In my seven years as math tutor, I’ve probably worked with twenty algebra books. Hands down, no contest, this is the absolute best I have used: *Algebra: Structure and Method, Book 1*. (Brown, Richard G. et al. McDougal Littell, Evanston, Illinois: 2000.)

This book doesn’t have a ton of frills—there are barely any pictures or “extras.” But

what makes this book exceptional is its GREAT sequencing. It does an excellent job of breaking the math down without dumbing it down. The problems get harder very incrementally. There are so many practice problems to choose from that you can really practice until each procedure becomes second nature. And the book only introduces new concepts once you’ve already mastered the prerequisite skills.

For example, when this book introduces factoring trinomials, it introduces each pattern that you might encounter one at a time. You practice that pattern extensively before facing a new pattern. Once you’ve practiced all the different patterns separately, THEN it mixes all the different patterns together in one problem set. But by now you know how to recognize the different patterns and what to do differently for each pattern. So when faced with a page full of different types of factoring patterns, you can just think, “OH—difference of squares!” or “OH—perfect squares!” instead of having to do trial and error until you erase a hole in your paper!!

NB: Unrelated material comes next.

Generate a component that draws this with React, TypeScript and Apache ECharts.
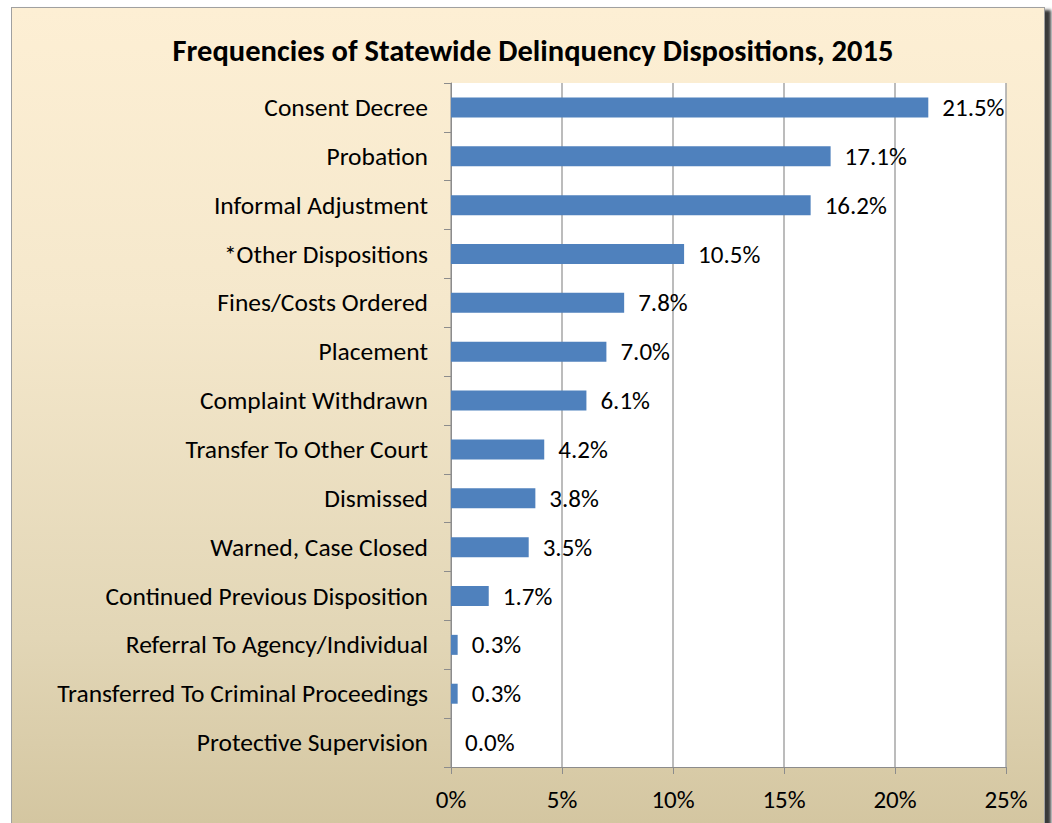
import React, { useEffect, useRef } from "react";
import * as echarts from "echarts";

const categories = [
  "Consent Decree",
  "Probation",
  "Informal Adjustment",
  "*Other Dispositions",
  "Fines/Costs Ordered",
  "Placement",
  "Complaint Withdrawn",
  "Transfer To Other Court",
  "Dismissed",
  "Warned, Case Closed",
  "Continued Previous Disposition",
  "Referral To Agency/Individual",
  "Transferred To Criminal Proceedings",
  "Protective Supervision",
];

const values = [21.5, 17.1, 16.2, 10.5, 7.8, 7.0, 6.1, 4.2, 3.8, 3.5, 1.7, 0.3, 0.3, 0.0];

const xTicks = { min: 0, max: 25, interval: 5 };

const titleText = "Frequencies of Statewide Delinquency Dispositions, 2015";

const FONT = "Carlito, Lato, 'Open Sans', sans-serif";

export default function App() {
  const ref = useRef<HTMLDivElement>(null);

  useEffect(() => {
    document.body.style.margin = "0";
    if (!ref.current) return;
    const chart = echarts.init(ref.current, null, { renderer: "svg" });
    chart.setOption({
      animation: false,
      backgroundColor: "transparent",
      textStyle: { fontFamily: FONT },
      title: {
        text: titleText,
        left: 528,
        textAlign: "center",
        top: 30,
        textStyle: { fontFamily: FONT, fontSize: 30.5, fontWeight: "bold", color: "#000" },
      },
      grid: {
        left: 451,
        right: 46,
        top: 83,
        bottom: 56,
        show: true,
        backgroundColor: "#ffffff",
        borderWidth: 0,
      },
      xAxis: {
        type: "value",
        min: xTicks.min,
        max: xTicks.max,
        interval: xTicks.interval,
        axisLabel: {
          formatter: "{value}%",
          fontSize: 25,
          color: "#000",
          margin: 20,
          fontFamily: FONT,
        },
        axisLine: { show: true, lineStyle: { color: "#8c8c8c", width: 1 } },
        axisTick: { show: true, length: 7, lineStyle: { color: "#8c8c8c" } },
        splitLine: { show: true, lineStyle: { color: "#a6a6a6", width: 1.5 } },
      },
      yAxis: {
        type: "category",
        inverse: true,
        data: categories,
        axisLabel: { fontSize: 25.5, color: "#000", margin: 23, fontFamily: FONT },
        axisLine: { show: true, lineStyle: { color: "#8c8c8c", width: 1 } },
        axisTick: { show: true, length: 7, alignWithLabel: false, lineStyle: { color: "#8c8c8c" } },
        splitLine: { show: false },
      },
      series: [
        {
          type: "bar",
          data: values,
          barWidth: 20,
          itemStyle: { color: "#4f81bd", borderWidth: 0 },
          label: {
            show: true,
            position: "right",
            distance: 14,
            fontSize: 25,
            color: "#000",
            fontFamily: FONT,
            formatter: (p: any) => Number(p.value).toFixed(1) + "%",
          },
        },
      ],
    });
    return () => chart.dispose();
  }, []);

  return (
    <div
      style={{
        position: "fixed",
        left: 0,
        top: 0,
        width: 1052,
        height: 823,
        overflow: "hidden",
        background: "#ffffff",
      }}
    >
      <div
        style={{
          position: "absolute",
          left: 11,
          top: 7,
          width: 1032,
          height: 840,
          border: "1.5px solid #a0a0a0",
          background: "linear-gradient(to bottom, #fdefd4 0%, #f5e8cc 35%, #e2d6b6 75%, #d2c49e 100%)",
          boxShadow: "6px 3px 3px #3a3a3a",
        }}
      />
      <div ref={ref} style={{ position: "absolute", left: 0, top: 0, width: 1052, height: 823 }} />
    </div>
  );
}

The students I’ve used this book with acquire very, very strong algebra skills without getting bored or frustrated. And I think it’s because the sequencing forces students to learn how to “chunk,” a concept I learned from Daniel T. Willingham’s book, *Why Don’t Students Like School?*

*For example, take two algebra students. One is still a little shaky on the distributive property, the other knows it cold. When the first student is trying to solve a problem and sees a(b + c), he’s unsure whether that’s the same as ab + c, or b + ac, or ab + ac. So he stops working on the problem and substitutes small numbers into a(b + c) to be sure he’s got it right. The second student recognizes a(b + c) as a chunk and doesn’t need to stop and occupy working memory with this subcomponent of the problem. Clearly the second student is more likely to complete the problem successfully.* (p 31)

Thank you, thank you to those who wrote this book so chunk-fully: Richard G. Brown, Mary P. Dolciani, Robert H. Sorgenfrey, and William L. Cole!